- The manager scolds Beavis and Butt-Head for taking too long, being in the bathroom.
- Episode no.: Season 8 Episode 8
- Directed by: Geoffrey Johnson
- Written by: Greg Grabianski
- Production code: 808
- Original air date: November 17, 2011

Episode chronology
| ← Previous "Supersize Me" | Next → "The Rat" |

= Bathroom Break =

"Bathroom Break" is the eighth episode of Season 8 and 208th episode overall of the American animated television series Beavis and Butt-Head. It aired on MTV on November 17, 2011, after "Supersize Me".

==Plot==

Beavis and Butt-Head are working at Burger World when the latter returns from the bathroom and realizes that he has been paid to defecate. Beavis finds this to be a genius discovery, and joins him in the bathroom, while the queue to be served grows longer and longer. The manager is upset and drags them out of the bathroom. However, a labor lawyer in the queue tells the manager that it is illegal to limit his employees' bathroom break. Beavis and Butt-Head return to slack off in the bathroom, and the manager has to serve the impatient queue. The manager leaves the restaurant and hides behind a secluded wall to urinate, but the police park right next to him and arrest him for public urination.

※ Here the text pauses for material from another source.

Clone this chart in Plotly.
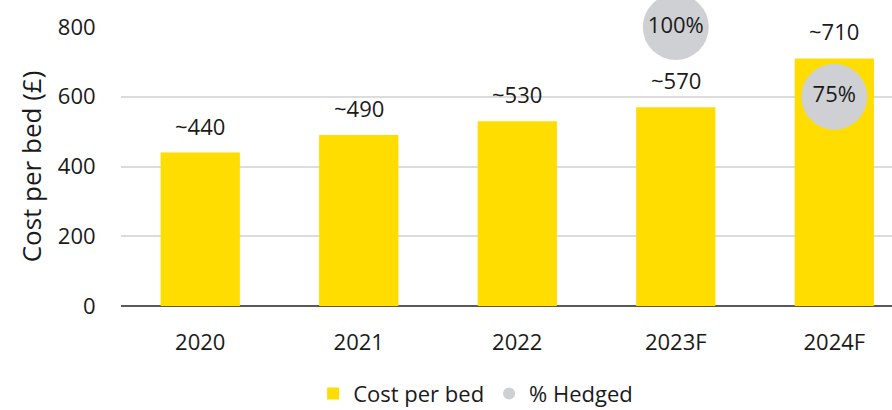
import plotly.graph_objects as go

# Cost per bed by year, with the hedged share for the forecast years
years = ["2020", "2021", "2022", "2023F", "2024F"]
cost_per_bed = [440, 490, 530, 570, 710]
cost_labels = ["~440", "~490", "~530", "~570", "~710"]

hedged_years = ["2023F", "2024F"]
hedged_pct = [100, 75]
hedged_labels = ["100%", "75%"]

FONT = "Open Sans"
YELLOW = "#FFDD00"
GREY = "#CFD0D4"
INK = "#1a1a1a"
SIZE = 22

fig = go.Figure()

fig.add_trace(go.Bar(
    x=years, y=cost_per_bed, name="Cost per bed",
    marker=dict(color=YELLOW, line=dict(width=0)),
    width=0.5, yaxis="y",
))

fig.add_trace(go.Scatter(
    x=hedged_years, y=hedged_pct, name="% Hedged",
    mode="markers+text", text=hedged_labels, textposition="middle center",
    textfont=dict(family=FONT, size=SIZE, color=INK),
    marker=dict(color=GREY, size=66, line=dict(width=0)),
    cliponaxis=False, yaxis="y2",
))

# value labels above each bar (positioned by category index)
for i, (v, lab) in enumerate(zip(cost_per_bed, cost_labels)):
    fig.add_annotation(
        x=i, y=v, text=lab, showarrow=False, xref="x", yref="y",
        yanchor="bottom", yshift=10,
        font=dict(family=FONT, size=SIZE, color=INK),
    )

fig.update_layout(
    width=892, height=410,
    margin=dict(l=121, r=0, t=27, b=104),
    paper_bgcolor="white", plot_bgcolor="white",
    font=dict(family=FONT, size=SIZE, color=INK),
    bargap=0.5,
    xaxis=dict(
        type="category", range=[-0.5, 4.364], automargin=False,
        showgrid=False, showline=False,
        ticks="outside", ticklen=17, tickcolor="rgba(0,0,0,0)",
        tickfont=dict(family=FONT, size=SIZE, color=INK),
    ),
    yaxis=dict(
        range=[0, 800], dtick=200, showgrid=True, automargin=False,
        gridcolor="#DCDCDC", gridwidth=1.5,
        zeroline=True, zerolinecolor="#595959", zerolinewidth=1.5,
        showline=False,
        ticks="outside", ticklen=20, tickcolor="rgba(0,0,0,0)",
        tickfont=dict(family=FONT, size=SIZE, color=INK),
        title=dict(text="Cost per bed (£)", standoff=8,
                   font=dict(family=FONT, size=26, color=INK)),
    ),
    yaxis2=dict(
        range=[0, 100], overlaying="y", side="right",
        visible=False, showgrid=False,
    ),
    showlegend=True,
    legend=dict(
        orientation="h", x=0.46, xanchor="center",
        yref="container", y=0.04, yanchor="middle",
        font=dict(family=FONT, size=SIZE, color=INK),
        itemsizing="constant", traceorder="normal",
    ),
)

fig.write_html("out.html")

As he turns to face them without doing up his zipper, he is also arrested for indecent exposure.

==Featured videos==
- Edward Sharpe and the Magnetic Zeros – "Kisses over Babylon"

==Reception==

R. L. Shafer of IGN rated the episode a 7/10 in a joint review with its predecessor. He deemed the episode "only moderately funny, save for the hilarious final image of Beavis and Butt-Head lounging in the bathroom", and commented how he only found one line funny in their music video review. He concluded that it was "funny and filled with nostalgia, but not quite as consistent as the first three episodes".

For The A.V. Club, Kenny Herzog gave the episode and its predecessor an A−, writing that they "make a great tandem, collectively striking just the right chords of satire, idiocy, classic B And B-isms and a little bit of Judge’s blackened anger" and praising their commentary on the music video.